At the time, the company said it expected to file its results “no later” than the 29 December deadline, and that it would soon announce a new date for its conference call. But that date passed without a fiscal fourth quarter report from Mesa.  

It is unclear whether the company’s 26 January filing effectively averts Mesa’s de-listing from the stock exchange. Mesa did not immeditely respond to a query about its status of compliance with the Nasdaq’s rules. 

Mesa recently revealed that the delay was related to a “$30 million factual balance sheet mis-statement”, according to the company’s financial filings. 

Chief executive Jonathan Ornstein told FlightGlobal that the discrepancy arose due to poor monitoring of a loan that had been transferred from a bank to United Airlines during its transition to flying its Bombardier CRJ900s on behalf of the major US carrier. 

Mesa previously operated those aircraft on behalf of American Airlines. That relationship was severed in December 2022 in favour of a five-year capacity purchase agreement with United. 

The Phoenix-based carrier has since struggled both financially and operationally. Amid a pilot shortage that has grounded many of its jets, Mesa has not flown enough block hours to cover costs. 

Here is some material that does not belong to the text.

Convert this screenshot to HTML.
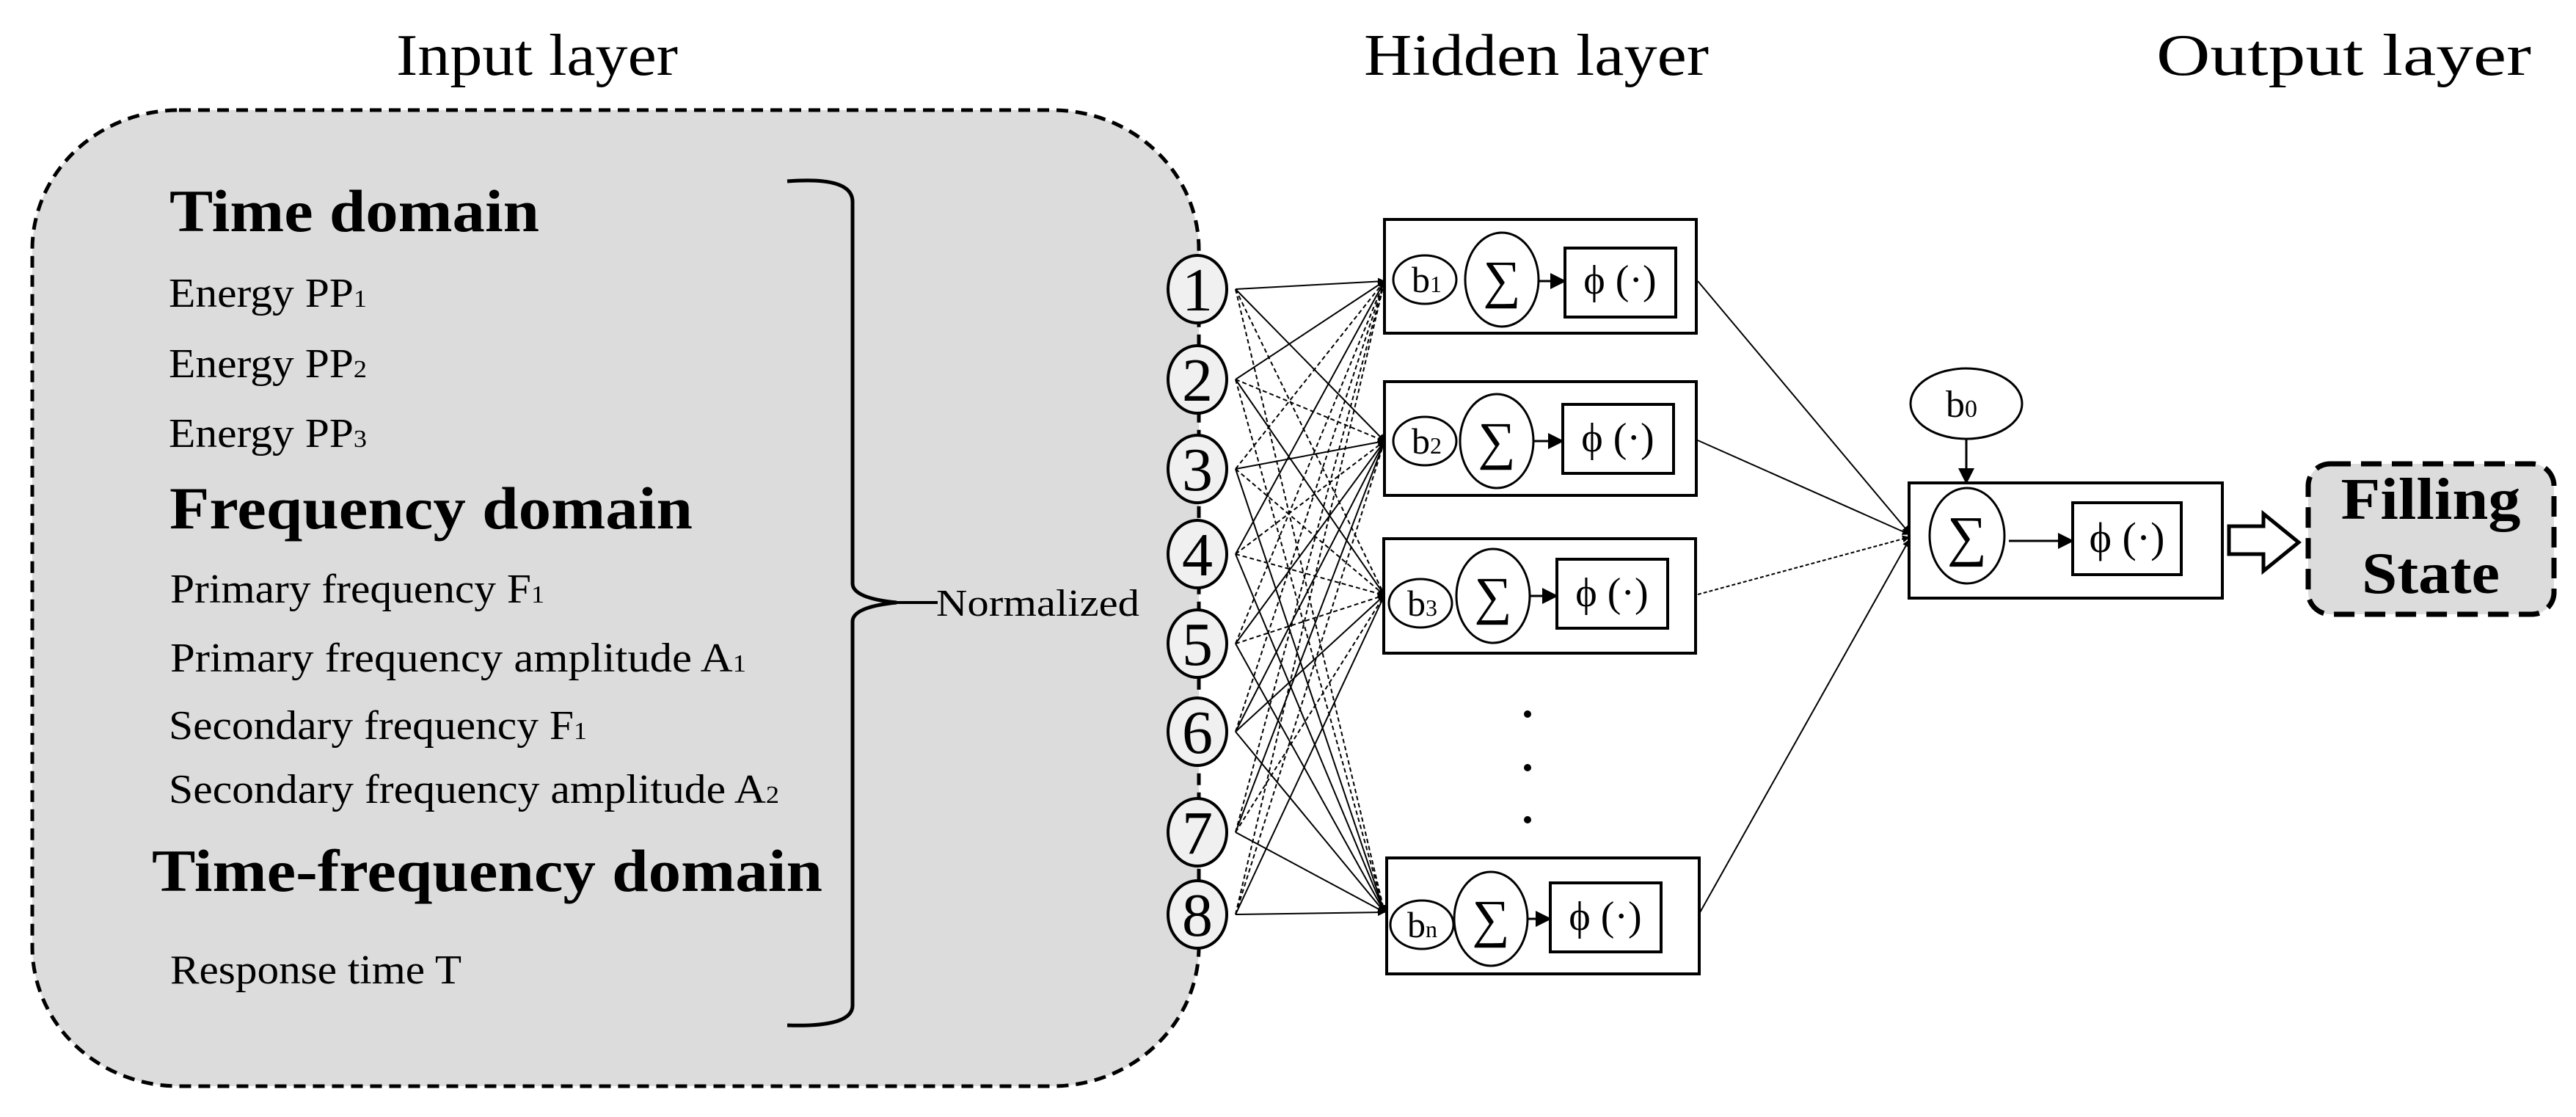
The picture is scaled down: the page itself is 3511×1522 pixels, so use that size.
<!DOCTYPE html>
<html><head><meta charset="utf-8"><style>
html,body{margin:0;padding:0;background:#fff;}
svg{display:block;}
text{font-family:"Liberation Serif",serif;fill:#000;}
</style></head><body>
<svg width="3511" height="1522" viewBox="0 0 3511 1522" xmlns="http://www.w3.org/2000/svg">
<defs>
<marker id="ah" markerWidth="10" markerHeight="10" refX="9" refY="5" orient="auto" markerUnits="userSpaceOnUse" viewBox="0 0 10 10">
<path d="M0,0 L10,5 L0,10 z" fill="#000"/></marker>
<marker id="ah2" markerWidth="22" markerHeight="22" refX="20" refY="11" orient="auto" markerUnits="userSpaceOnUse">
<path d="M0,0 L22,11 L0,22 z" fill="#000"/></marker>
</defs>

<!-- titles -->
<text x="540" y="102" font-size="80" textLength="384" lengthAdjust="spacingAndGlyphs">Input layer</text>
<text x="1859" y="102" font-size="80" textLength="470" lengthAdjust="spacingAndGlyphs">Hidden layer</text>
<text x="2939" y="102" font-size="80" textLength="511" lengthAdjust="spacingAndGlyphs">Output layer</text>

<!-- input grey box -->
<rect x="44" y="150" width="1590" height="1330" rx="200" ry="190" fill="#dcdcdc" stroke="#000" stroke-width="5" stroke-dasharray="16,10"/>

<text x="231" y="315" font-size="82" font-weight="bold" textLength="504" lengthAdjust="spacingAndGlyphs">Time domain</text>
<text x="230" y="418" font-size="56" textLength="270" lengthAdjust="spacingAndGlyphs">Energy PP<tspan font-size="34">1</tspan></text>
<text x="230" y="514" font-size="56" textLength="270" lengthAdjust="spacingAndGlyphs">Energy PP<tspan font-size="34">2</tspan></text>
<text x="230" y="609" font-size="56" textLength="270" lengthAdjust="spacingAndGlyphs">Energy PP<tspan font-size="34">3</tspan></text>
<text x="231" y="720" font-size="82" font-weight="bold" textLength="713" lengthAdjust="spacingAndGlyphs">Frequency domain</text>
<text x="232" y="821" font-size="56" textLength="510" lengthAdjust="spacingAndGlyphs">Primary frequency F<tspan font-size="34">1</tspan></text>
<text x="232" y="915" font-size="56" textLength="785" lengthAdjust="spacingAndGlyphs">Primary frequency amplitude  A<tspan font-size="34">1</tspan></text>
<text x="230" y="1007" font-size="56" textLength="570" lengthAdjust="spacingAndGlyphs">Secondary frequency F<tspan font-size="34">1</tspan></text>
<text x="230" y="1094" font-size="56" textLength="832" lengthAdjust="spacingAndGlyphs">Secondary frequency amplitude A<tspan font-size="34">2</tspan></text>
<text x="207" y="1214" font-size="82" font-weight="bold" textLength="914" lengthAdjust="spacingAndGlyphs">Time-frequency domain</text>
<text x="232" y="1340" font-size="56" textLength="397" lengthAdjust="spacingAndGlyphs">Response time T</text>

<!-- brace -->
<path d="M1073,247 Q1162,240 1162,275 L1162,795 Q1162,815 1222,821 Q1162,827 1162,847 L1162,1370 Q1162,1400 1073,1397" fill="none" stroke="#000" stroke-width="5"/>
<line x1="1222" y1="821" x2="1278" y2="821" stroke="#000" stroke-width="4"/>
<text x="1276" y="839" font-size="52" textLength="277" lengthAdjust="spacingAndGlyphs">Normalized</text>

<!-- connections input->hidden -->
<g stroke="#000" stroke-width="2" fill="none" marker-end="url(#ah)">
<line x1="1684" y1="394" x2="1887" y2="383"/>
<line x1="1684" y1="394" x2="1887" y2="601"/>
<line x1="1684" y1="394" x2="1887" y2="811" stroke-dasharray="6,4"/>
<line x1="1684" y1="394" x2="1887" y2="1243" stroke-dasharray="6,4"/>
<line x1="1684" y1="517" x2="1887" y2="383"/>
<line x1="1684" y1="517" x2="1887" y2="601" stroke-dasharray="6,4"/>
<line x1="1684" y1="517" x2="1887" y2="811"/>
<line x1="1684" y1="517" x2="1887" y2="1243" stroke-dasharray="6,4"/>
<line x1="1684" y1="639" x2="1887" y2="383" stroke-dasharray="6,4"/>
<line x1="1684" y1="639" x2="1887" y2="601"/>
<line x1="1684" y1="639" x2="1887" y2="811" stroke-dasharray="6,4"/>
<line x1="1684" y1="639" x2="1887" y2="1243"/>
<line x1="1684" y1="755" x2="1887" y2="383"/>
<line x1="1684" y1="755" x2="1887" y2="601" stroke-dasharray="6,4"/>
<line x1="1684" y1="755" x2="1887" y2="811" stroke-dasharray="6,4"/>
<line x1="1684" y1="755" x2="1887" y2="1243"/>
<line x1="1684" y1="877" x2="1887" y2="383" stroke-dasharray="6,4"/>
<line x1="1684" y1="877" x2="1887" y2="601"/>
<line x1="1684" y1="877" x2="1887" y2="811" stroke-dasharray="6,4"/>
<line x1="1684" y1="877" x2="1887" y2="1243"/>
<line x1="1684" y1="997" x2="1887" y2="383" stroke-dasharray="6,4"/>
<line x1="1684" y1="997" x2="1887" y2="601"/>
<line x1="1684" y1="997" x2="1887" y2="811"/>
<line x1="1684" y1="997" x2="1887" y2="1243"/>
<line x1="1684" y1="1134" x2="1887" y2="383" stroke-dasharray="6,4"/>
<line x1="1684" y1="1134" x2="1887" y2="601"/>
<line x1="1684" y1="1134" x2="1887" y2="811" stroke-dasharray="6,4"/>
<line x1="1684" y1="1134" x2="1887" y2="1243"/>
<line x1="1684" y1="1246" x2="1887" y2="383" stroke-dasharray="6,4"/>
<line x1="1684" y1="1246" x2="1887" y2="601" stroke-dasharray="6,4"/>
<line x1="1684" y1="1246" x2="1887" y2="811"/>
<line x1="1684" y1="1246" x2="1887" y2="1243"/>
</g>

<!-- input circles -->
<g fill="#f0f0f0" stroke="#000" stroke-width="4">
<ellipse cx="1632" cy="394" rx="40" ry="46"/>
<ellipse cx="1632" cy="517" rx="40" ry="46"/>
<ellipse cx="1632" cy="639" rx="40" ry="46"/>
<ellipse cx="1632" cy="755" rx="40" ry="46"/>
<ellipse cx="1632" cy="877" rx="40" ry="46"/>
<ellipse cx="1632" cy="997" rx="40" ry="46"/>
<ellipse cx="1632" cy="1134" rx="40" ry="46"/>
<ellipse cx="1632" cy="1246" rx="40" ry="46"/>
</g>
<g font-size="84" text-anchor="middle">
<text x="1632" y="423">1</text><text x="1632" y="546">2</text><text x="1632" y="668">3</text><text x="1632" y="784">4</text>
<text x="1632" y="906">5</text><text x="1632" y="1026">6</text><text x="1632" y="1163">7</text><text x="1632" y="1275">8</text>
</g>

<!-- hidden boxes -->
<g>
<rect x="1887" y="299" width="425" height="155" fill="#fff" stroke="#000" stroke-width="4"/>
<ellipse cx="1942" cy="381" rx="43" ry="33" fill="#fff" stroke="#000" stroke-width="3"/>
<text x="1924" y="398" font-size="50">b<tspan font-size="32">1</tspan></text>
<ellipse cx="2047" cy="381" rx="50" ry="64" fill="#fff" stroke="#000" stroke-width="3"/>
<text x="2047" y="405" font-size="72" text-anchor="middle">∑</text>
<line x1="2097" y1="383" x2="2133" y2="383" stroke="#000" stroke-width="3" marker-end="url(#ah2)"/>
<rect x="2133" y="338" width="151" height="94" fill="#fff" stroke="#000" stroke-width="4"/>
<text x="2208" y="400" font-size="56" text-anchor="middle">ϕ (·)</text>
</g>
<g>
<rect x="1887" y="520" width="425" height="155" fill="#fff" stroke="#000" stroke-width="4"/>
<ellipse cx="1942" cy="601" rx="43" ry="33" fill="#fff" stroke="#000" stroke-width="3"/>
<text x="1924" y="618" font-size="50">b<tspan font-size="32">2</tspan></text>
<ellipse cx="2040" cy="601" rx="50" ry="64" fill="#fff" stroke="#000" stroke-width="3"/>
<text x="2040" y="625" font-size="72" text-anchor="middle">∑</text>
<line x1="2090" y1="601" x2="2130" y2="601" stroke="#000" stroke-width="3" marker-end="url(#ah2)"/>
<rect x="2130" y="551" width="151" height="94" fill="#fff" stroke="#000" stroke-width="4"/>
<text x="2205" y="615" font-size="56" text-anchor="middle">ϕ (·)</text>
</g>
<g>
<rect x="1886" y="734" width="425" height="156" fill="#fff" stroke="#000" stroke-width="4"/>
<ellipse cx="1936" cy="822" rx="43" ry="33" fill="#fff" stroke="#000" stroke-width="3"/>
<text x="1918" y="839" font-size="50">b<tspan font-size="32">3</tspan></text>
<ellipse cx="2035" cy="812" rx="50" ry="64" fill="#fff" stroke="#000" stroke-width="3"/>
<text x="2035" y="836" font-size="72" text-anchor="middle">∑</text>
<line x1="2085" y1="812" x2="2122" y2="812" stroke="#000" stroke-width="3" marker-end="url(#ah2)"/>
<rect x="2122" y="762" width="151" height="94" fill="#fff" stroke="#000" stroke-width="4"/>
<text x="2197" y="826" font-size="56" text-anchor="middle">ϕ (·)</text>
</g>
<g fill="#000">
<circle cx="2082" cy="973" r="5"/><circle cx="2082" cy="1046" r="5"/><circle cx="2082" cy="1117" r="5"/>
</g>
<g>
<rect x="1890" y="1169" width="426" height="158" fill="#fff" stroke="#000" stroke-width="4"/>
<ellipse cx="1938" cy="1260" rx="43" ry="33" fill="#fff" stroke="#000" stroke-width="3"/>
<text x="1918" y="1277" font-size="50">b<tspan font-size="32">n</tspan></text>
<ellipse cx="2032" cy="1252" rx="50" ry="64" fill="#fff" stroke="#000" stroke-width="3"/>
<text x="2032" y="1276" font-size="72" text-anchor="middle">∑</text>
<line x1="2082" y1="1252" x2="2113" y2="1252" stroke="#000" stroke-width="3" marker-end="url(#ah2)"/>
<rect x="2113" y="1203" width="151" height="94" fill="#fff" stroke="#000" stroke-width="4"/>
<text x="2188" y="1267" font-size="56" text-anchor="middle">ϕ (·)</text>
</g>

<!-- hidden -> output -->
<g stroke="#000" stroke-width="2" fill="none" marker-end="url(#ah)">
<line x1="2314" y1="383" x2="2602" y2="726"/>
<line x1="2314" y1="600" x2="2602" y2="728"/>
<line x1="2314" y1="810" x2="2602" y2="732" stroke-dasharray="5,3"/>
<line x1="2316" y1="1245" x2="2602" y2="736"/>
</g>

<!-- output -->
<ellipse cx="2680" cy="550" rx="76" ry="48" fill="#fff" stroke="#000" stroke-width="3"/>
<text x="2652" y="568" font-size="52">b<tspan font-size="34">0</tspan></text>
<line x1="2680" y1="598" x2="2680" y2="658" stroke="#000" stroke-width="3" marker-end="url(#ah2)"/>
<rect x="2602" y="658" width="427" height="157" fill="#fff" stroke="#000" stroke-width="4"/>
<ellipse cx="2681" cy="730" rx="51" ry="65" fill="#fff" stroke="#000" stroke-width="3"/>
<text x="2681" y="756" font-size="76" text-anchor="middle">∑</text>
<line x1="2738" y1="737" x2="2825" y2="737" stroke="#000" stroke-width="3" marker-end="url(#ah2)"/>
<rect x="2825" y="685" width="148" height="98" fill="#fff" stroke="#000" stroke-width="4"/>
<text x="2899" y="752" font-size="58" text-anchor="middle">ϕ (·)</text>
<path d="M3038,717 L3085,717 L3085,700 L3133,739 L3085,778 L3085,755 L3038,755 z" fill="#fff" stroke="#000" stroke-width="5"/>
<rect x="3146" y="632" width="335" height="205" rx="30" ry="30" fill="#dcdcdc" stroke="#000" stroke-width="7" stroke-dasharray="28,14"/>
<text x="3313" y="707" font-size="80" font-weight="bold" text-anchor="middle" textLength="245" lengthAdjust="spacingAndGlyphs">Filling</text>
<text x="3313" y="808" font-size="80" font-weight="bold" text-anchor="middle" textLength="188" lengthAdjust="spacingAndGlyphs">State</text>
</svg>
</body></html>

”The severity of the pilot shortage, elevated pilot attrition, the transition of our operations with American to United, and increasing costs associated with pilot wages adversely impacted our financial results, cash flows and financial position,” the carrier says. 

During its fiscal fourth quarter, Mesa flew 21% fewer block hours and 17% fewer passengers than in the equivalent period of 2022.

However, Mesa recently re-worked its agreement with United to boost its block-hour rate through 31 December, which it estimates will generate $63.5 million of additional revenue. It has also been selling spare CRJ900s and engines in an effort to firm its financial footing. 

”Block-hour production is heavily dependent on pilot attrition and hiring, and we remain focused on driving pilot throughput, executing captain upgrades and holding attrition at stabilised levels,” Ornstein says. 

The company lost $28.3 million during the fourth-quarter fiscal period, compared with a $116 million loss last year. 

Meanwhile, it generated revenue of $114 million, compared with $126 million during the three months ending 30 September 2022. 

As of 30 September, the airline operated about 80 regional jets – a mix of CRJ900s and Embraer 175s – and four Boeing 737s on behalf of DHL Express.